## begin
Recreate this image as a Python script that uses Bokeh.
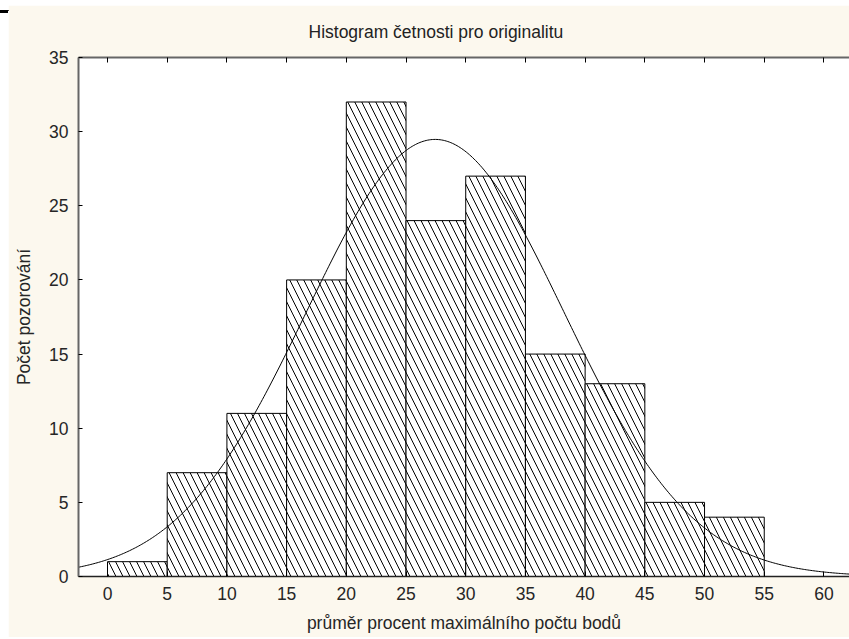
import numpy as np
from bokeh.plotting import figure
from bokeh.models import Range1d, LinearAxis, FixedTicker, Div, Spacer, ColumnDataSource
from bokeh.layouts import column, row
from bokeh.embed import file_html
from bokeh.resources import INLINE

# ---- data ----
bin_left = [0, 5, 10, 15, 20, 25, 30, 35, 40, 45, 50]
bin_right = [5, 10, 15, 20, 25, 30, 35, 40, 45, 50, 55]
counts = [1, 7, 11, 20, 32, 24, 27, 15, 13, 5, 4]
x_ticks = [0, 5, 10, 15, 20, 25, 30, 35, 40, 45, 50, 55, 60]
y_ticks = [0, 5, 10, 15, 20, 25, 30, 35]
fit_mean = 27.44   # fitted normal curve parameters
fit_sd = 10.76
bin_width = 5

title_text = "Histogram četnosti pro originalitu"
x_label = "průměr procent maximálního počtu bodů"
y_label = "Počet pozorování"

CREAM = "#FCF8EE"
FONT = "Liberation Sans"
FS = "17.5px"
TXT = "#262626"

x_start, x_end = -2.43, 62.14
p = figure(width=841, height=632,
           x_range=Range1d(x_start, x_end), y_range=Range1d(0, 35),
           output_backend="svg", toolbar_location=None,
           min_border_left=70, min_border_right=0,
           min_border_top=52, min_border_bottom=61,
           background_fill_color="white", border_fill_color=CREAM,
           outline_line_color=None)
p.xgrid.grid_line_color = None
p.ygrid.grid_line_color = None

src = ColumnDataSource(dict(left=bin_left, right=bin_right, top=counts,
                            bottom=[0] * len(counts)))
p.quad(left="left", right="right", top="top", bottom="bottom", source=src,
       fill_color="white", line_color="black", line_width=1,
       hatch_pattern="\\", hatch_color="black", hatch_scale=14, hatch_weight=1)

n_obs = sum(counts)
xs = np.linspace(x_start, x_end, 500)
ys = n_obs * bin_width / (fit_sd * np.sqrt(2 * np.pi)) * np.exp(-0.5 * ((xs - fit_mean) / fit_sd) ** 2)
p.line(xs, ys, line_color="black", line_width=1)

# bottom axis
xa = p.xaxis[0]
xa.ticker = FixedTicker(ticks=x_ticks)
xa.axis_line_color = "#222222"
xa.axis_line_width = 1.5
xa.major_tick_in = 5
xa.major_tick_out = 0
xa.major_tick_line_color = "black"
xa.minor_tick_line_color = None
xa.major_label_text_font = FONT
xa.major_label_text_font_size = FS
xa.major_label_text_color = TXT
xa.major_label_standoff = 10
xa.axis_label = x_label
xa.axis_label_text_font = FONT
xa.axis_label_text_font_size = FS
xa.axis_label_text_font_style = "normal"
xa.axis_label_text_color = TXT
xa.axis_label_standoff = 10

# left axis
ya = p.yaxis[0]
ya.ticker = FixedTicker(ticks=y_ticks)
ya.axis_line_color = "#666666"
ya.axis_line_width = 2
ya.major_tick_in = 4
ya.major_tick_out = 0
ya.major_tick_line_color = "black"
ya.minor_tick_line_color = None
ya.major_label_text_font = FONT
ya.major_label_text_font_size = FS
ya.major_label_text_color = TXT
ya.major_label_standoff = 10
ya.axis_label = y_label
ya.axis_label_text_font = FONT
ya.axis_label_text_font_size = FS
ya.axis_label_text_font_style = "normal"
ya.axis_label_text_color = TXT
ya.axis_label_standoff = 12

# top axis: ticks only
top = LinearAxis(ticker=FixedTicker(ticks=x_ticks))
top.axis_line_color = "#666666"
top.axis_line_width = 2
top.major_tick_in = 5
top.major_tick_out = 0
top.major_tick_line_color = "black"
top.minor_tick_line_color = None
top.major_label_text_color = None
top.major_label_text_font_size = "0px"
top.major_label_standoff = 0
p.add_layout(top, "above")

p.title.text = title_text
p.title.align = "left"
p.title.vertical_align = "top"
p.title.offset = 230
p.title.standoff = 28
p.title.text_font = FONT
p.title.text_font_size = FS
p.title.text_font_style = "normal"
p.title.text_color = "#222222"

strip_html = (
    '<div style="position:relative;width:849px;height:5px;background:white;">'
    '<div style="position:absolute;left:0;top:3px;width:849px;height:1px;background:#000"></div>'
    '<div style="position:absolute;left:0;top:3px;width:8px;height:3px;background:#000"></div>'
    + "".join('<div style="position:absolute;left:%dpx;top:0;width:1px;height:4px;background:#000"></div>' % xp
              for xp in [27, 289, 417, 547, 676, 810])
    + '</div>'
)
strip = Div(text=strip_html, width=849, height=5, margin=0)
layout = column(strip, row(Spacer(width=8, height=632, margin=0), p, spacing=0), spacing=0)

open("out.html", "w").write(file_html(layout, INLINE))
## end
EXERCISE DESCRIPTION: Without including any picture, repeat the data exactly.

RESPONSE FOR THIS EXERCISE:
Recreate this image as a Python script that uses Bokeh.
import numpy as np
from bokeh.plotting import figure
from bokeh.models import Range1d, LinearAxis, FixedTicker, Div, Spacer, ColumnDataSource
from bokeh.layouts import column, row
from bokeh.embed import file_html
from bokeh.resources import INLINE

# ---- data ----
bin_left = [0, 5, 10, 15, 20, 25, 30, 35, 40, 45, 50]
bin_right = [5, 10, 15, 20, 25, 30, 35, 40, 45, 50, 55]
counts = [1, 7, 11, 20, 32, 24, 27, 15, 13, 5, 4]
x_ticks = [0, 5, 10, 15, 20, 25, 30, 35, 40, 45, 50, 55, 60]
y_ticks = [0, 5, 10, 15, 20, 25, 30, 35]
fit_mean = 27.44   # fitted normal curve parameters
fit_sd = 10.76
bin_width = 5

title_text = "Histogram četnosti pro originalitu"
x_label = "průměr procent maximálního počtu bodů"
y_label = "Počet pozorování"

CREAM = "#FCF8EE"
FONT = "Liberation Sans"
FS = "17.5px"
TXT = "#262626"

x_start, x_end = -2.43, 62.14
p = figure(width=841, height=632,
           x_range=Range1d(x_start, x_end), y_range=Range1d(0, 35),
           output_backend="svg", toolbar_location=None,
           min_border_left=70, min_border_right=0,
           min_border_top=52, min_border_bottom=61,
           background_fill_color="white", border_fill_color=CREAM,
           outline_line_color=None)
p.xgrid.grid_line_color = None
p.ygrid.grid_line_color = None

src = ColumnDataSource(dict(left=bin_left, right=bin_right, top=counts,
                            bottom=[0] * len(counts)))
p.quad(left="left", right="right", top="top", bottom="bottom", source=src,
       fill_color="white", line_color="black", line_width=1,
       hatch_pattern="\\", hatch_color="black", hatch_scale=14, hatch_weight=1)

n_obs = sum(counts)
xs = np.linspace(x_start, x_end, 500)
ys = n_obs * bin_width / (fit_sd * np.sqrt(2 * np.pi)) * np.exp(-0.5 * ((xs - fit_mean) / fit_sd) ** 2)
p.line(xs, ys, line_color="black", line_width=1)

# bottom axis
xa = p.xaxis[0]
xa.ticker = FixedTicker(ticks=x_ticks)
xa.axis_line_color = "#222222"
xa.axis_line_width = 1.5
xa.major_tick_in = 5
xa.major_tick_out = 0
xa.major_tick_line_color = "black"
xa.minor_tick_line_color = None
xa.major_label_text_font = FONT
xa.major_label_text_font_size = FS
xa.major_label_text_color = TXT
xa.major_label_standoff = 10
xa.axis_label = x_label
xa.axis_label_text_font = FONT
xa.axis_label_text_font_size = FS
xa.axis_label_text_font_style = "normal"
xa.axis_label_text_color = TXT
xa.axis_label_standoff = 10

# left axis
ya = p.yaxis[0]
ya.ticker = FixedTicker(ticks=y_ticks)
ya.axis_line_color = "#666666"
ya.axis_line_width = 2
ya.major_tick_in = 4
ya.major_tick_out = 0
ya.major_tick_line_color = "black"
ya.minor_tick_line_color = None
ya.major_label_text_font = FONT
ya.major_label_text_font_size = FS
ya.major_label_text_color = TXT
ya.major_label_standoff = 10
ya.axis_label = y_label
ya.axis_label_text_font = FONT
ya.axis_label_text_font_size = FS
ya.axis_label_text_font_style = "normal"
ya.axis_label_text_color = TXT
ya.axis_label_standoff = 12

# top axis: ticks only
top = LinearAxis(ticker=FixedTicker(ticks=x_ticks))
top.axis_line_color = "#666666"
top.axis_line_width = 2
top.major_tick_in = 5
top.major_tick_out = 0
top.major_tick_line_color = "black"
top.minor_tick_line_color = None
top.major_label_text_color = None
top.major_label_text_font_size = "0px"
top.major_label_standoff = 0
p.add_layout(top, "above")

p.title.text = title_text
p.title.align = "left"
p.title.vertical_align = "top"
p.title.offset = 230
p.title.standoff = 28
p.title.text_font = FONT
p.title.text_font_size = FS
p.title.text_font_style = "normal"
p.title.text_color = "#222222"

strip_html = (
    '<div style="position:relative;width:849px;height:5px;background:white;">'
    '<div style="position:absolute;left:0;top:3px;width:849px;height:1px;background:#000"></div>'
    '<div style="position:absolute;left:0;top:3px;width:8px;height:3px;background:#000"></div>'
    + "".join('<div style="position:absolute;left:%dpx;top:0;width:1px;height:4px;background:#000"></div>' % xp
              for xp in [27, 289, 417, 547, 676, 810])
    + '</div>'
)
strip = Div(text=strip_html, width=849, height=5, margin=0)
layout = column(strip, row(Spacer(width=8, height=632, margin=0), p, spacing=0), spacing=0)

open("out.html", "w").write(file_html(layout, INLINE))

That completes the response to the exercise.